L’influenceur « Responsable »

Dernière mise à jour : 3 août 2022



L’honnêteté, la transparence, «tout vous dire», sont peut-être les valeurs du marketing d’influence qui reviennent le plus souvent chez les influenceurs ces dernières années. Il est vrai que le public a parfois du mal à s’y retrouver : si une marque est clairement visible dans un contenu, est-ce une publicité, la simple envie de l’influenceur d’évoquer cette marque ou un partenariat caché ? La réponse n’est parfois pas aisée.

Depuis fin 2021, l’Autorité de la régulation professionnelle de la Publicité (ARPP) propose un certificat de l’Influence Responsable à destination des influenceurs afin de leur permettre de maîtriser au mieux le cadre légal et éthique du markéting d’influence.

Ce nouvel outil s’inscrit dans un contexte plus global de questionnement sur la transparence de la communication des influenceurs. Contrairement à d’autres pays, tels les États-Unis ou le Royaume-Uni, le marketing d’influence ne fait pas l’objet d’une réglementation spécifique en droit français. Cependant, l’ensemble des règles juridiques réglementant la publicité et la protection des consommateurs a vocation à s’appliquer à cette forme de communication.

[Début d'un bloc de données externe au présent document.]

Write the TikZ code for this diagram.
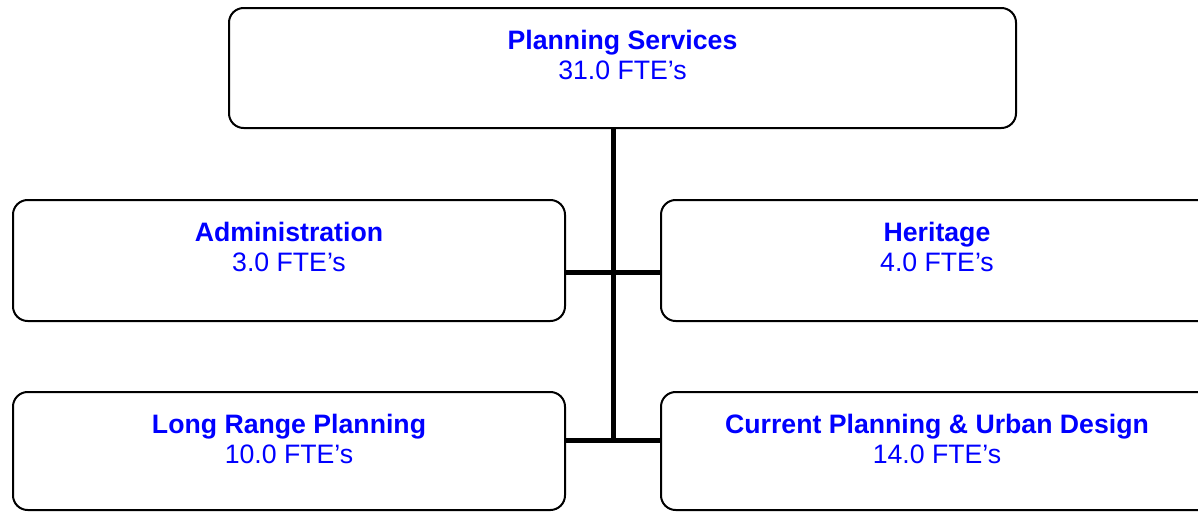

C’est ainsi que les dispositions relatives aux pratiques commerciales trompeuses définies aux articles L 121-2 à L 121-4 du Code de la consommation s’appliquent aux communications des influenceurs. Une pratique commerciale trompeuse n’est susceptible d’être sanctionnée que si, d’une part, elle est trompeuse au sens des articles L 121-2 et L 121-3 du Code de la consommation relatifs respectivement aux pratiques trompeuses par action et par omission et, d’autre part, elle altère ou est susceptible d’altérer de manière substantielle le comportement économique du consommateur normalement informé et raisonnablement attentif et avisé à l’égard du bien ou service.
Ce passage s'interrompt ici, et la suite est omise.